At the challenge both tribes had to perform some bizarre muddy-ball-hay-toss thing. Again the Fossils were faced with the decision of whether or not to use the MEDALLION OF POWER (cue scary music). The last time they opted to pass and ended up losing the challenge. That idea cost them Wendie. All things considered, that seemed like a good decision. Faced with the same decision, this time for a combo immunity/reward challenge, they invoked THE POWER. Although they almost snatched defeat out of the jaws of victory, the Antiques managed to prevail.
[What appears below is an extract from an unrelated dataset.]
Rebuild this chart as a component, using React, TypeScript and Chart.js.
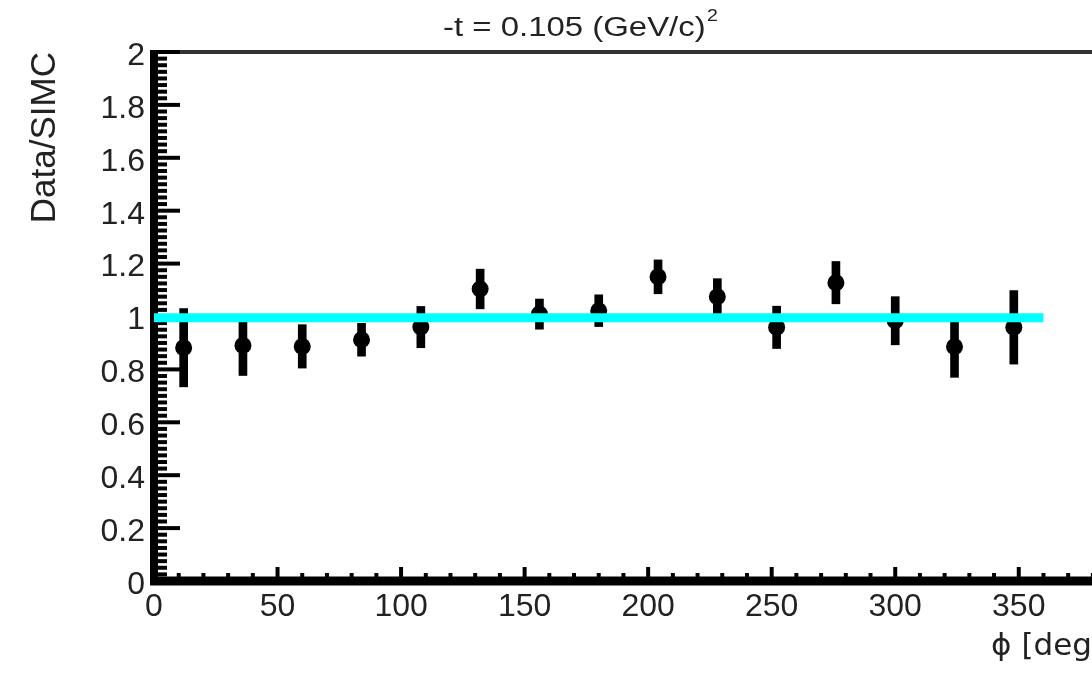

With the Pre-schoolers heading off to tribal council, many different names were on the block. Shannon, whose place in the tribe was hanging on by one tiny little thread, made the decision to pound that last nail in the coffin himself when he began his insane rant covering everything from Evil Chase in the Tree to the revelation that New York is full of gay people. Apparently they don’t have gays in Louisiana. That outburst did him in. Why would he choose that moment to make such inflammatory comments?
It seemed like a good idea at the time…
In his goodbye speech, Shannon said that he should have been on the older tribe. His logic: He’s been married for eleven years. That makes him eleven years older than his tribe mates. It would seem that marriage ages you exponentially… that’s funny.
As I sat here watching the first episode of the new season of Survivor, several things struck me. First of all, in the whole “Young versus Old” thing, I would be on the Old team. I loved it when one of the youngins’ called them the “Antiques” although I find the idea of being an antique more than a little disturbing.
In the first tribal council, the Fossils had to vote off one of their own. It seemed to be between Wendie Jo and NFL coach Jimmy Johnson. Personally I think Wendie was digging her own grave with every syllable she spoke. She even seemed to be aware of it as she talked. Wendie probably thought that her non-stop chatter was a good idea at the time, but clearly she was mistaken. In her closing speech she expressed regret about how she played and the decision “not to be herself.” But at tribal council she was herself and look what happened.
I used to think about applying for Survivor, but I’m not sure how I would have done. Like Wendie Jo, I would have a difficult time pretending to be someone I’m not. As uncomfortable as I am in my own skin at times, my goofiness can not be denied. If nothing else, it’s too tiring to pretend. Much like lying, it takes too much effort which is why I seldom bother with either. Hopefully in my case tribe mates would find my odd sense of humor and quirky ability to do accents endearing. In the case of Wendie Jo, it was just plain annoying.
In the end, did the Antique tribe make the right choice by voting off Wendie Jo? Did she have some special hidden talent that could have changed the course of the game? Now Wendie is gone and they will never know. But…
It seemed like a good idea at the time.